Direction:
Extract, in full, the lines below, beginning at the first and ending with the line that contains "const yTitle = 'Συντελεστής". Pictures do not belong in the copy.

Supplied material:
- - -

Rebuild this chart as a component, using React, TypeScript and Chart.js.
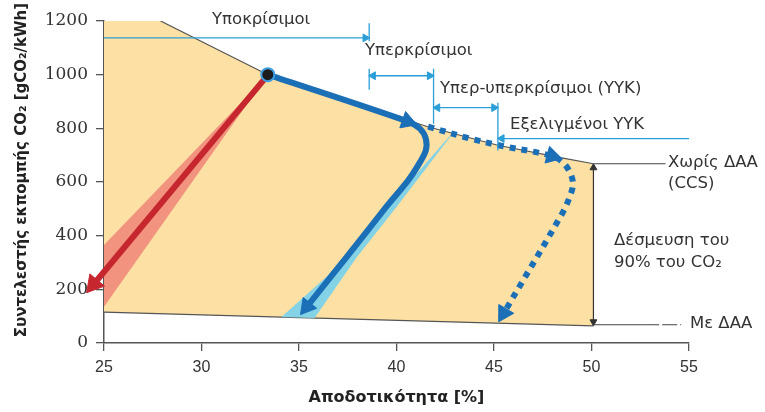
import React, { useEffect, useRef } from 'react';
import { Chart, registerables } from 'chart.js';

Chart.register(...registerables);

// ---- axes ----
const xMin = 25, xMax = 55, xStep = 5;
const yMin = 0, yMax = 1200, yStep = 200;
const xTitle = 'Αποδοτικότητα [%]';
const yTitle = 'Συντελεστής εκπομπής CO₂ [gCO₂/kWh]';

// ---- envelope (shaded region) ----
const envTopX = [25, 27.9, 33.4, 41.6, 45.2, 48.4, 50.1];
const envTopY = [1200, 1200, 1000, 806, 737, 691, 668];
const envBotX = [25, 50.1];
const envBotY = [115, 64];

// ---- red band + path ----
const redBandUpX = [25, 33.4];
const redBandUpY = [365, 1000];
const redBandLoX = [25, 33.4];
const redBandLoY = [135, 1000];
const redPathX = [33.3, 24.47];
const redPathY = [990, 219];

// ---- cyan band ----
const cyanEdgeAX = [34.1, 36.44, 42.75];
const cyanEdgeAY = [97, 249, 773];
const cyanEdgeBX = [34.1, 35.8, 37.96, 39.98, 42.8];
const cyanEdgeBY = [97, 93, 320, 505, 773];

// ---- blue main path ----
const bluePathX = [33.4, 40.56, 41.2, 41.5, 41.5, 41.1, 40.6, 39.45, 37.44, 35.4];
const bluePathY = [1000, 826, 799, 762, 717, 661, 606, 505, 320, 135];
const bluePathArrows = [1, 9];

// ---- blue dotted path ----
const dotPathX = [41.62, 43.77, 45.3, 47.98, 48.54, 48.9, 49.05, 48.85, 48.5, 45.5];
const dotPathY = [806, 762, 736, 697, 672, 635, 591, 539, 483, 111];
const dotPathArrows = [3, 9];

// ---- start point ----
const startX = [33.4];
const startY = [1000];

// ---- range markers (technology classes) ----
const subcritX = [25, 38.4];
const subcritY = [1137, 1137];
const bar1aX = [38.6, 38.6];
const bar1aY = [1192, 1125];
const bar1bX = [38.6, 38.6];
const bar1bY = [1022, 944];
const supercritX = [38.8, 41.7];
const supercritY = [996, 996];
const bar2X = [41.9, 41.9];
const bar2Y = [1022, 817];
const usupercritX = [42.1, 45.0];
const usupercritY = [877, 877];
const bar3X = [45.2, 45.2];
const bar3Y = [895, 717];
const advancedX = [45.4, 55];
const advancedY = [762, 762];

// ---- CCS markers ----
const ccsArrowX = [50.1, 50.1];
const ccsArrowY = [653, 79];
const noCcsLineX = [50.1, 53.8];
const noCcsLineY = [668, 668];
const withCcsSolidX = [50.1, 52.7];
const withCcsSolidY = [68, 68];
const withCcsDashX = [52.7, 54.6];
const withCcsDashY = [68, 68];

// ---- text labels ----
const labelTexts = ['Υποκρίσιμοι', 'Υπερκρίσιμοι', 'Υπερ-υπερκρίσιμοι (ΥΥΚ)', 'Εξελιγμένοι ΥΥΚ', 'Χωρίς ΔΑΑ', '(CCS)', 'Δέσμευση του', '90% του CO₂', 'Με ΔΑΑ'];
const labelX = [30.54, 38.38, 42.23, 45.82, 53.92, 53.92, 51.15, 51.15, 55.05];
const labelY = [1204, 1088, 947, 814, 672, 594, 383, 301, 71];

const pts = (xs: number[], ys: number[]) => xs.map((x, i) => ({ x, y: ys[i] }));

const BLUE = '#1b6fb6';
const LBLUE = '#2a9fd8';
const RED = '#c6262e';
const GREY = '#555';
const NONE = 'rgba(0,0,0,0)';

function arrowRotation(c: any) {
  const ds = c.dataset;
  const i = c.dataIndex;
  const d = ds.data;
  const xs = c.chart.scales.x;
  const ys = c.chart.scales.y;
  if (!xs || !ys || d.length < 2) return 0;
  let a, b;
  if (i === 0) { a = d[1]; b = d[0]; } else { a = d[i - 1]; b = d[Math.min(i + 1, d.length - 1)]; }
  const dx = xs.getPixelForValue(b.x) - xs.getPixelForValue(a.x);
  const dy = ys.getPixelForValue(b.y) - ys.getPixelForValue(a.y);
  const r = Math.atan2(dx, -dy) * 180 / Math.PI;
  return isFinite(r) ? r : 0;
}

function arrowLine(data: any[], color: string, width: number, arrows: number[], size: number, extra: any = {}) {
  return {
    data,
    borderColor: color,
    borderWidth: width,
    backgroundColor: color,
    fill: false,
    tension: 0,
    arrowIdx: arrows,
    arrowSize: size,
    pointStyle: 'triangle',
    pointRadius: (c: any) => (c.dataset.arrowIdx.includes(c.dataIndex) ? c.dataset.arrowSize : 0),
    pointHoverRadius: 20,
    pointRotation: arrowRotation,
    pointBackgroundColor: color,
    pointBorderColor: color,
    pointBorderWidth: 1,
    order: 2,
    ...extra,
  };
}

const labelPlugin = {
  id: 'labelPlugin',
  afterDatasetsDraw(chart: any) {
    const { ctx } = chart;
    const xs = chart.scales.x;
    const ys = chart.scales.y;
    ctx.save();
    ctx.font = '16.5px "DejaVu Sans", Verdana, sans-serif';
    ctx.fillStyle = '#333';
    ctx.textBaseline = 'middle';
    ctx.textAlign = 'left';
    labelTexts.forEach((t, i) => {
      ctx.fillText(t, xs.getPixelForValue(labelX[i]), ys.getPixelForValue(labelY[i]));
    });
    ctx.translate(22, 170);
    ctx.rotate(-Math.PI / 2);
    ctx.font = 'bold 15px "DejaVu Sans", Verdana, sans-serif';
    ctx.fillStyle = '#222';
    ctx.textAlign = 'center';
    ctx.fillText(yTitle, 0, 0);
    ctx.restore();
  },
};

export default function App() {
  const ref = useRef<HTMLCanvasElement>(null);
  useEffect(() => {
    const datasets: any[] = [
      // 0 envelope top (fill down to dataset 1)
      { data: pts(envTopX, envTopY), fill: 1, backgroundColor: '#fde0a3', borderColor: NONE, borderWidth: 0, pointRadius: 0, tension: 0, order: 20 },
      // 1 envelope bottom
      { data: pts(envBotX, envBotY), fill: false, borderColor: GREY, borderWidth: 1.2, pointRadius: 0, order: 19 },
      // 2 red band upper
      { data: pts(redBandUpX, redBandUpY), fill: 3, backgroundColor: '#f2937f', borderColor: NONE, borderWidth: 0, pointRadius: 0, order: 15 },
      // 3 red band lower
      { data: pts(redBandLoX, redBandLoY), fill: false, borderColor: NONE, borderWidth: 0, pointRadius: 0, order: 14 },
      // 4 cyan band edge A
      { data: pts(cyanEdgeAX, cyanEdgeAY), fill: 5, backgroundColor: '#84d2e5', borderColor: NONE, borderWidth: 0, pointRadius: 0, order: 13 },
      // 5 cyan band edge B
      { data: pts(cyanEdgeBX, cyanEdgeBY), fill: false, borderColor: NONE, borderWidth: 0, pointRadius: 0, order: 12 },
      // envelope top edge line
      { data: pts(envTopX.slice(1), envTopY.slice(1)), fill: false, borderColor: GREY, borderWidth: 1.2, pointRadius: 0, tension: 0, order: 18 },
      // red path
      arrowLine(pts(redPathX, redPathY), RED, 6, [1], 11, { clip: false, order: 5 }),
      // blue main path
      arrowLine(pts(bluePathX, bluePathY), BLUE, 6, bluePathArrows, 10, { tension: 0.3, order: 4, borderCapStyle: 'butt' }),
      // blue dotted path
      arrowLine(pts(dotPathX, dotPathY), BLUE, 6, dotPathArrows, 10, { tension: 0.35, order: 4, borderDash: [6, 6], borderCapStyle: 'butt' }),
      // start point
      {
        data: pts(startX, startY), showLine: false, pointRadius: 6.5, pointHoverRadius: 6.5,
        pointBackgroundColor: '#1d1d1d', pointBorderColor: '#3d9ee0', pointBorderWidth: 2, order: 0,
      },
      // range markers
      arrowLine(pts(subcritX, subcritY), LBLUE, 1.3, [1], 4.5),
      arrowLine(pts(bar1aX, bar1aY), LBLUE, 1.3, [], 0),
      arrowLine(pts(bar1bX, bar1bY), LBLUE, 1.3, [], 0),
      arrowLine(pts(supercritX, supercritY), LBLUE, 1.3, [0, 1], 4.5),
      arrowLine(pts(bar2X, bar2Y), LBLUE, 1.3, [], 0),
      arrowLine(pts(usupercritX, usupercritY), LBLUE, 1.3, [0, 1], 4.5),
      arrowLine(pts(bar3X, bar3Y), LBLUE, 1.3, [], 0),
      arrowLine(pts(advancedX, advancedY), LBLUE, 1.3, [0], 4.5, { clip: false }),
      // CCS markers
      arrowLine(pts(ccsArrowX, ccsArrowY), '#333', 1.2, [0, 1], 4),
      arrowLine(pts(noCcsLineX, noCcsLineY), '#444', 1.2, [], 0),
      arrowLine(pts(withCcsSolidX, withCcsSolidY), '#444', 1.2, [], 0),
      arrowLine(pts(withCcsDashX, withCcsDashY), '#444', 1.2, [], 0, { borderDash: [15, 3] }),
    ];

    const chart = new Chart(ref.current as HTMLCanvasElement, {
      type: 'line',
      data: { datasets },
      plugins: [labelPlugin],
      options: {
        responsive: false,
        animation: false,
        devicePixelRatio: 1,
        events: [],
        layout: { padding: { left: 0, right: 76, top: 20, bottom: 0 } },
        plugins: { legend: { display: false }, tooltip: { enabled: false } },
        scales: {
          x: {
            type: 'linear', min: xMin, max: xMax,
            ticks: { stepSize: xStep, color: '#333', padding: 7, font: { family: '"Liberation Sans", Arial, sans-serif', size: 16 }, callback: (v: any) => String(v) },
            grid: { drawOnChartArea: false, drawTicks: true, tickLength: 8, color: GREY, lineWidth: 1.3 },
            border: { display: true, color: GREY, width: 1.5 },
            title: { display: true, text: xTitle, color: '#222', padding: { top: 0, bottom: 5 }, font: { family: '"DejaVu Sans", Verdana, sans-serif', size: 16, weight: 'bold' } },
            afterFit: (s: any) => { s.height = 69; },
          },
          y: {
            type: 'linear', min: yMin, max: yMax,
            ticks: { stepSize: yStep, color: '#333', padding: 8, font: { family: '"DejaVu Serif", serif', size: 17 }, callback: (v: any) => String(v) },
            grid: { drawOnChartArea: false, drawTicks: true, tickLength: 8, color: GREY, lineWidth: 1.3 },
            border: { display: true, color: GREY, width: 1.5 },
            afterFit: (s: any) => { s.width = 104; },
          },
        },
      } as any,
    });
    return () => chart.destroy();
  }, []);
  return (
    <div style={{ position: 'absolute', left: 0, top: 0, width: 765, height: 412, background: '#fff' }}>
      <canvas ref={ref} width={765} height={412} style={{ display: 'block' }} />
    </div>
  );
}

- - -

Reply:
Rebuild this chart as a component, using React, TypeScript and Chart.js.
import React, { useEffect, useRef } from 'react';
import { Chart, registerables } from 'chart.js';

Chart.register(...registerables);

// ---- axes ----
const xMin = 25, xMax = 55, xStep = 5;
const yMin = 0, yMax = 1200, yStep = 200;
const xTitle = 'Αποδοτικότητα [%]';
const yTitle = 'Συντελεστής εκπομπής CO₂ [gCO₂/kWh]';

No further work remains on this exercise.